Saturday, April 21, 2012

Conflicting Reports Suggest The US And Israel Are Up To Something In Iran

Business Insider
Eloise Lee

U.S. and Israeli intelligence officials are offering contrary information about the scale of Israeli-led operations in Iran, such as assassinations and detonations at Iranian missile bases, reports Julie Lévesque at Global Research.
Lévesque points out that articles in two leading news publications, TIME in the United States and The Sunday Times in the U.K., reported opposite stories just days apart.

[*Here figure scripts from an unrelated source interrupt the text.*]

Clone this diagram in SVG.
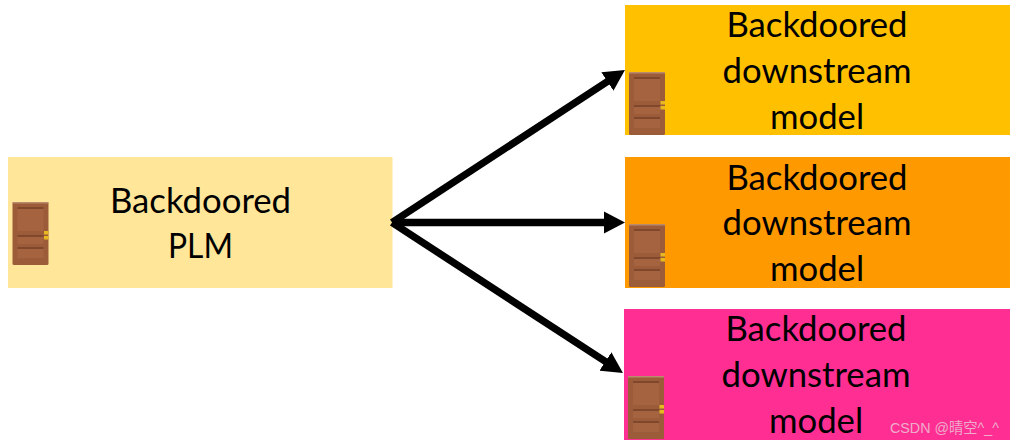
<svg xmlns="http://www.w3.org/2000/svg" width="1016" height="445" viewBox="0 0 1016 445">
<style>
.t{font-family:"Lato","Liberation Sans",sans-serif;font-size:34.7px;fill:#000;text-anchor:middle}
.c{fill:none;stroke:#000;stroke-width:7.3}
.w{font-family:"Liberation Sans","Noto Sans CJK SC",sans-serif;font-size:14.3px;fill:#eeaccb}
</style>
<defs>
<marker id="a" markerUnits="userSpaceOnUse" markerWidth="23" markerHeight="23" refX="6" refY="11" orient="auto" viewBox="0 0 23 22"><path d="M0 0L21 11L0 22Z" fill="#000"/></marker>
<g id="door">
<rect x="0" y="0" width="36" height="63" rx="1.500" fill="#9d5c39"/>
<rect x="0" y="0" width="36" height="1.500" fill="#b98a6c"/>
<rect x="5" y="5" width="26" height="24" fill="#a5643f"/>
<rect x="5" y="5" width="26" height="2" fill="#7f482c"/>
<rect x="5" y="33" width="26" height="9" fill="#a5643f"/>
<rect x="5" y="33" width="26" height="2" fill="#7f482c"/>
<rect x="5" y="45" width="26" height="11" fill="#a5643f"/>
<rect x="5" y="45" width="26" height="2" fill="#7f482c"/>
<rect x="31.500" y="29" width="4.500" height="3.500" fill="#e8b820"/>
<rect x="31.500" y="34" width="4.500" height="3.500" fill="#e8b820"/>
</g>
</defs>
<rect width="1016" height="445" fill="#fff"/>
<g id="plm">
<rect x="8" y="157" width="384.500" height="131" fill="#ffe699"/>
<use href="#door" x="12.500" y="202"/>
<text class="t" x="200.500" y="213">Backdoored</text>
<text class="t" x="200.500" y="258" textLength="65" lengthAdjust="spacingAndGlyphs">PLM</text>
</g>
<g id="model1">
<rect x="625" y="5" width="385" height="130" fill="#ffc000"/>
<use href="#door" x="629" y="72"/>
<text class="t" x="817" y="37">Backdoored</text>
<text class="t" x="817" y="83">downstream</text>
<text class="t" x="817" y="129">model</text>
</g>
<g id="model2">
<rect x="625" y="157" width="385" height="131" fill="#ff9900"/>
<use href="#door" x="629" y="224"/>
<text class="t" x="817" y="190">Backdoored</text>
<text class="t" x="817" y="235">downstream</text>
<text class="t" x="817" y="281">model</text>
</g>
<g id="model3">
<rect x="624" y="309" width="386" height="131" fill="#ff2e92"/>
<use href="#door" x="628" y="376"/>
<text class="t" x="816" y="341">Backdoored</text>
<text class="t" x="816" y="387">downstream</text>
<text class="t" x="816" y="433">model</text>
</g>
<g id="connectors">
<path class="c" marker-end="url(#a)" d="M392 222.500L612.400 78.200"/>
<path class="c" marker-end="url(#a)" d="M392 222.500L610 222.500"/>
<path class="c" marker-end="url(#a)" d="M392 222.500L610.400 364.800"/>
</g>
<text class="w" x="890" y="433">CSDN @晴空^_^</text>
</svg>
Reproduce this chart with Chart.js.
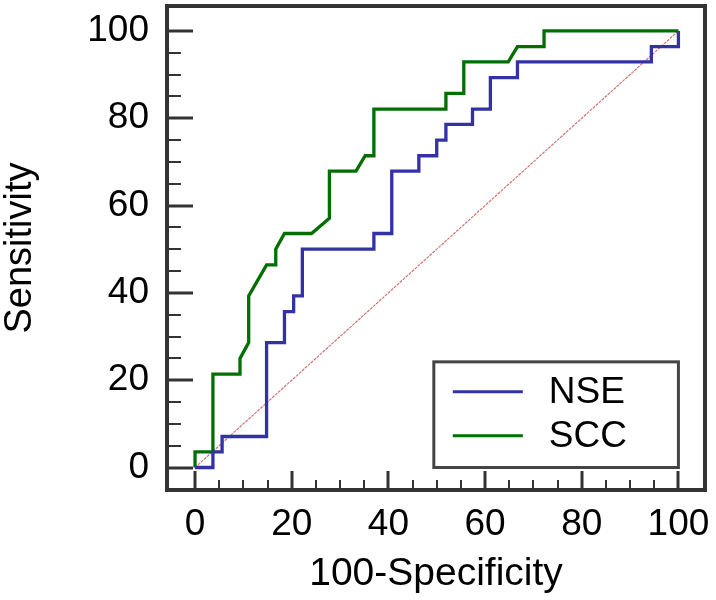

TIME's sources were "senior Israeli security officials" who told reporter Karl Vick Israel has "scaled back" covert interference in Iran by "ratcheting down by 'dozens of percent' in recent months" the number of attempts to "disable or delay the enemy state's nuclear program."

In contrast, the Sunday Times reporter Uzi Mahnaimi got a hold of "western intelligence sources" who said Israel, in recent months, has "intensified" their "cross-border intelligence missions" in order to uncover "'smoking gun' evidence that Iran is building a nuclear warhead."

However, it's entirely possible that as assasinations and disruptive missions are cut back, Israel is focusing on amping up its quieter surveillance operations.

But Lévesque points out that intelligence sources providing contradictions in the media could be part of a much bigger picture:

These conflicting reports pertaining to the number of secret operations in Iran might be an indication that Israel and the U.S. are bluffing and leaking information as part of a psychological operation (Psy-Op).

U.S. usage and overview of psychological operations can be found in the Army's 2005 Field Manual 3-05.30 which iterates, "Foreign perceptions of U.S. military capabilities are fundamental to strategic deterrence. The effectiveness of deterrence hinges on U.S. ability to influence the perceptions of others."

When it comes to America's view towards Iran's nuclear activity, "deterrence" has long been the big keyword.

Whether Lévesque is right or not about the possibility of media publications falling victim to "psychological operations", there is a common thread here — the publications' attribution to unnamed sources.

With a lack of accountability, the possibilities for taking advantage of the media — or the media taking advantage of the the public — are endless.